• **Given material**
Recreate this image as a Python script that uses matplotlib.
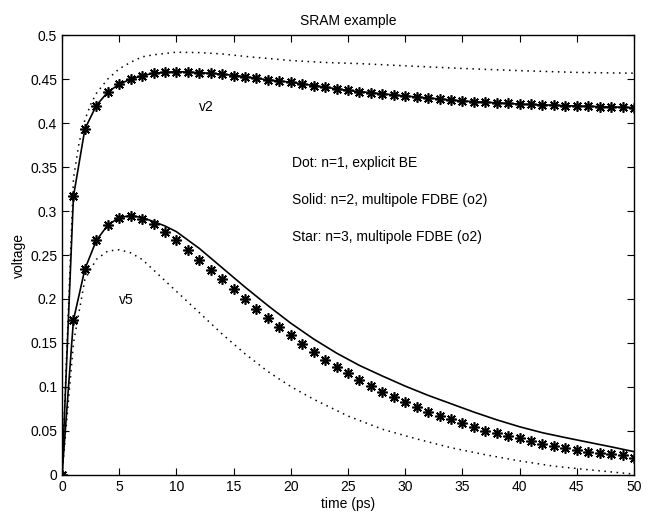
import matplotlib
matplotlib.use("Agg")
from matplotlib import pyplot as plt
from matplotlib.ticker import FormatStrFormatter

plt.rcParams['font.family'] = ['Liberation Sans', 'DejaVu Sans']

# star markers (n=3), one per ps
t_star = list(range(0, 51))
v2_star = [0, 0.3165, 0.3932, 0.4199, 0.4351, 0.4442, 0.4498, 0.4536, 0.4566, 0.4578,
           0.4584, 0.4584, 0.4573, 0.4566, 0.4555, 0.4539, 0.4528, 0.451, 0.449, 0.4479,
           0.4464, 0.4445, 0.4425, 0.4405, 0.4385, 0.437, 0.435, 0.4338, 0.4326, 0.4319,
           0.4307, 0.4295, 0.4283, 0.4272, 0.426, 0.4251, 0.4243, 0.4236, 0.4227, 0.4224,
           0.4215, 0.4211, 0.4206, 0.4202, 0.4198, 0.4193, 0.4189, 0.4185, 0.4185, 0.418,
           0.4176]
v5_star = [0, 0.176, 0.234, 0.2665, 0.2839, 0.2925, 0.2944, 0.291, 0.2852, 0.2767,
           0.267, 0.2562, 0.2448, 0.2335, 0.2222, 0.2109, 0.1995, 0.1886, 0.178, 0.1678,
           0.1588, 0.1493, 0.1402, 0.131, 0.123, 0.1155, 0.1079, 0.101, 0.0945, 0.0885,
           0.0824, 0.0767, 0.0721, 0.0671, 0.0632, 0.0586, 0.0545, 0.0504, 0.0473, 0.0447,
           0.0415, 0.0384, 0.0355, 0.0335, 0.0312, 0.0289, 0.0266, 0.0251, 0.0234, 0.0227,
           0.0198]

# solid (n=2)
t_v2_solid = [0, 1, 2, 3, 4, 5, 6, 7, 8, 10, 12, 14, 16, 18, 20, 25, 30, 35, 40, 45, 50]
v2_solid = [0, 0.3165, 0.3932, 0.4199, 0.4351, 0.4442, 0.4498, 0.4536, 0.4566, 0.4584,
            0.4573, 0.4555, 0.4528, 0.449, 0.4464, 0.437, 0.4307, 0.4251, 0.4215, 0.4193,
            0.4176]
t_v5_solid = [0, 1, 2, 3, 4, 5, 6, 7, 8, 9, 10, 12, 14, 16, 18, 20, 22, 24, 26, 28,
              30, 32, 34, 36, 38, 40, 42, 44, 46, 48, 50]
v5_solid = [0, 0.176, 0.234, 0.2665, 0.284, 0.2925, 0.2948, 0.2925, 0.288, 0.283,
            0.2765, 0.2575, 0.2355, 0.2135, 0.1925, 0.1725, 0.1545, 0.1385, 0.1245, 0.1125,
            0.101, 0.0905, 0.081, 0.0715, 0.0627, 0.0548, 0.048, 0.0425, 0.0372, 0.032,
            0.0265]

# dotted (n=1, explicit BE)
t_v2_dot = [0, 1, 1.5, 2, 2.5, 3, 4, 5, 6, 7, 8, 10, 12, 14, 16, 18, 20, 23, 26, 30,
            35, 40, 45, 50]
v2_dot = [0, 0.337, 0.378, 0.4035, 0.421, 0.4337, 0.45, 0.4616, 0.469, 0.4752, 0.4775,
          0.4805, 0.48, 0.4785, 0.4757, 0.4734, 0.471, 0.4688, 0.4675, 0.465, 0.462,
          0.4595, 0.4575, 0.4566]
t_v5_dot = [0, 1, 2, 3, 4, 5, 6, 7, 8, 10, 12, 14, 16, 18, 20, 22, 25, 28, 31, 34,
            37, 40, 43, 46, 50]
v5_dot = [0, 0.15, 0.222, 0.245, 0.2545, 0.256, 0.2525, 0.245, 0.233, 0.2087, 0.1845,
          0.1602, 0.1377, 0.1175, 0.1005, 0.086, 0.067, 0.052, 0.041, 0.031, 0.023,
          0.016, 0.010, 0.006, 0.001]

x_ticks = list(range(0, 51, 5))
y_ticks = [0, 0.05, 0.1, 0.15, 0.2, 0.25, 0.3, 0.35, 0.4, 0.45, 0.5]

notes = ["Dot: n=1, explicit BE",
         "Solid: n=2, multipole FDBE (o2)",
         "Star: n=3, multipole FDBE (o2)"]
note_y = [0.354, 0.313, 0.271]

fig = plt.figure(figsize=(6.5, 5.12), dpi=100)
ax = fig.add_axes([0.0954, 0.0723, 0.88, 0.8593])

dot_style = (0, (1, 3))
ax.plot(t_v2_dot, v2_dot, color='k', linestyle=dot_style, linewidth=1.1)
ax.plot(t_v5_dot, v5_dot, color='k', linestyle=dot_style, linewidth=1.1)
ax.plot(t_v2_solid, v2_solid, color='k', linewidth=1.2)
ax.plot(t_v5_solid, v5_solid, color='k', linewidth=1.2)
ax.plot(t_star, v2_star, linestyle='none', marker=(8, 2, 0), markersize=7.5,
        markeredgewidth=1.2, color='k')
ax.plot(t_star, v5_star, linestyle='none', marker=(8, 2, 0), markersize=7.5,
        markeredgewidth=1.2, color='k')

ax.text(12.0, 0.418, "v2", fontsize=10, va='center')
ax.text(5.0, 0.199, "v5", fontsize=10, va='center')
for txt, y in zip(notes, note_y):
    ax.text(20.1, y, txt, fontsize=10, va='center')

ax.set_xlim(0, 50)
ax.set_ylim(0, 0.5)
ax.set_xticks(x_ticks)
ax.set_yticks(y_ticks)
ax.yaxis.set_major_formatter(FormatStrFormatter('%g'))
ax.tick_params(direction='in', top=True, right=True, length=5, labelsize=10)
for s in ax.spines.values():
    s.set_linewidth(1.0)

ax.set_title("SRAM example", fontsize=10, pad=7)
ax.set_xlabel("time (ps)", fontsize=10, labelpad=2)
ax.set_ylabel("voltage", fontsize=10, labelpad=3)

fig.savefig("out.png", dpi=100)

• **Problem details**
Working from the material above, transcribe it exactly while omitting pictures.

• **Written reply**
Recreate this image as a Python script that uses matplotlib.
import matplotlib
matplotlib.use("Agg")
from matplotlib import pyplot as plt
from matplotlib.ticker import FormatStrFormatter

plt.rcParams['font.family'] = ['Liberation Sans', 'DejaVu Sans']

# star markers (n=3), one per ps
t_star = list(range(0, 51))
v2_star = [0, 0.3165, 0.3932, 0.4199, 0.4351, 0.4442, 0.4498, 0.4536, 0.4566, 0.4578,
           0.4584, 0.4584, 0.4573, 0.4566, 0.4555, 0.4539, 0.4528, 0.451, 0.449, 0.4479,
           0.4464, 0.4445, 0.4425, 0.4405, 0.4385, 0.437, 0.435, 0.4338, 0.4326, 0.4319,
           0.4307, 0.4295, 0.4283, 0.4272, 0.426, 0.4251, 0.4243, 0.4236, 0.4227, 0.4224,
           0.4215, 0.4211, 0.4206, 0.4202, 0.4198, 0.4193, 0.4189, 0.4185, 0.4185, 0.418,
           0.4176]
v5_star = [0, 0.176, 0.234, 0.2665, 0.2839, 0.2925, 0.2944, 0.291, 0.2852, 0.2767,
           0.267, 0.2562, 0.2448, 0.2335, 0.2222, 0.2109, 0.1995, 0.1886, 0.178, 0.1678,
           0.1588, 0.1493, 0.1402, 0.131, 0.123, 0.1155, 0.1079, 0.101, 0.0945, 0.0885,
           0.0824, 0.0767, 0.0721, 0.0671, 0.0632, 0.0586, 0.0545, 0.0504, 0.0473, 0.0447,
           0.0415, 0.0384, 0.0355, 0.0335, 0.0312, 0.0289, 0.0266, 0.0251, 0.0234, 0.0227,
           0.0198]

# solid (n=2)
t_v2_solid = [0, 1, 2, 3, 4, 5, 6, 7, 8, 10, 12, 14, 16, 18, 20, 25, 30, 35, 40, 45, 50]
v2_solid = [0, 0.3165, 0.3932, 0.4199, 0.4351, 0.4442, 0.4498, 0.4536, 0.4566, 0.4584,
            0.4573, 0.4555, 0.4528, 0.449, 0.4464, 0.437, 0.4307, 0.4251, 0.4215, 0.4193,
            0.4176]
t_v5_solid = [0, 1, 2, 3, 4, 5, 6, 7, 8, 9, 10, 12, 14, 16, 18, 20, 22, 24, 26, 28,
              30, 32, 34, 36, 38, 40, 42, 44, 46, 48, 50]
v5_solid = [0, 0.176, 0.234, 0.2665, 0.284, 0.2925, 0.2948, 0.2925, 0.288, 0.283,
            0.2765, 0.2575, 0.2355, 0.2135, 0.1925, 0.1725, 0.1545, 0.1385, 0.1245, 0.1125,
            0.101, 0.0905, 0.081, 0.0715, 0.0627, 0.0548, 0.048, 0.0425, 0.0372, 0.032,
            0.0265]

# dotted (n=1, explicit BE)
t_v2_dot = [0, 1, 1.5, 2, 2.5, 3, 4, 5, 6, 7, 8, 10, 12, 14, 16, 18, 20, 23, 26, 30,
            35, 40, 45, 50]
v2_dot = [0, 0.337, 0.378, 0.4035, 0.421, 0.4337, 0.45, 0.4616, 0.469, 0.4752, 0.4775,
          0.4805, 0.48, 0.4785, 0.4757, 0.4734, 0.471, 0.4688, 0.4675, 0.465, 0.462,
          0.4595, 0.4575, 0.4566]
t_v5_dot = [0, 1, 2, 3, 4, 5, 6, 7, 8, 10, 12, 14, 16, 18, 20, 22, 25, 28, 31, 34,
            37, 40, 43, 46, 50]
v5_dot = [0, 0.15, 0.222, 0.245, 0.2545, 0.256, 0.2525, 0.245, 0.233, 0.2087, 0.1845,
          0.1602, 0.1377, 0.1175, 0.1005, 0.086, 0.067, 0.052, 0.041, 0.031, 0.023,
          0.016, 0.010, 0.006, 0.001]

x_ticks = list(range(0, 51, 5))
y_ticks = [0, 0.05, 0.1, 0.15, 0.2, 0.25, 0.3, 0.35, 0.4, 0.45, 0.5]

notes = ["Dot: n=1, explicit BE",
         "Solid: n=2, multipole FDBE (o2)",
         "Star: n=3, multipole FDBE (o2)"]
note_y = [0.354, 0.313, 0.271]

fig = plt.figure(figsize=(6.5, 5.12), dpi=100)
ax = fig.add_axes([0.0954, 0.0723, 0.88, 0.8593])

dot_style = (0, (1, 3))
ax.plot(t_v2_dot, v2_dot, color='k', linestyle=dot_style, linewidth=1.1)
ax.plot(t_v5_dot, v5_dot, color='k', linestyle=dot_style, linewidth=1.1)
ax.plot(t_v2_solid, v2_solid, color='k', linewidth=1.2)
ax.plot(t_v5_solid, v5_solid, color='k', linewidth=1.2)
ax.plot(t_star, v2_star, linestyle='none', marker=(8, 2, 0), markersize=7.5,
        markeredgewidth=1.2, color='k')
ax.plot(t_star, v5_star, linestyle='none', marker=(8, 2, 0), markersize=7.5,
        markeredgewidth=1.2, color='k')

ax.text(12.0, 0.418, "v2", fontsize=10, va='center')
ax.text(5.0, 0.199, "v5", fontsize=10, va='center')
for txt, y in zip(notes, note_y):
    ax.text(20.1, y, txt, fontsize=10, va='center')

ax.set_xlim(0, 50)
ax.set_ylim(0, 0.5)
ax.set_xticks(x_ticks)
ax.set_yticks(y_ticks)
ax.yaxis.set_major_formatter(FormatStrFormatter('%g'))
ax.tick_params(direction='in', top=True, right=True, length=5, labelsize=10)
for s in ax.spines.values():
    s.set_linewidth(1.0)

ax.set_title("SRAM example", fontsize=10, pad=7)
ax.set_xlabel("time (ps)", fontsize=10, labelpad=2)
ax.set_ylabel("voltage", fontsize=10, labelpad=3)

fig.savefig("out.png", dpi=100)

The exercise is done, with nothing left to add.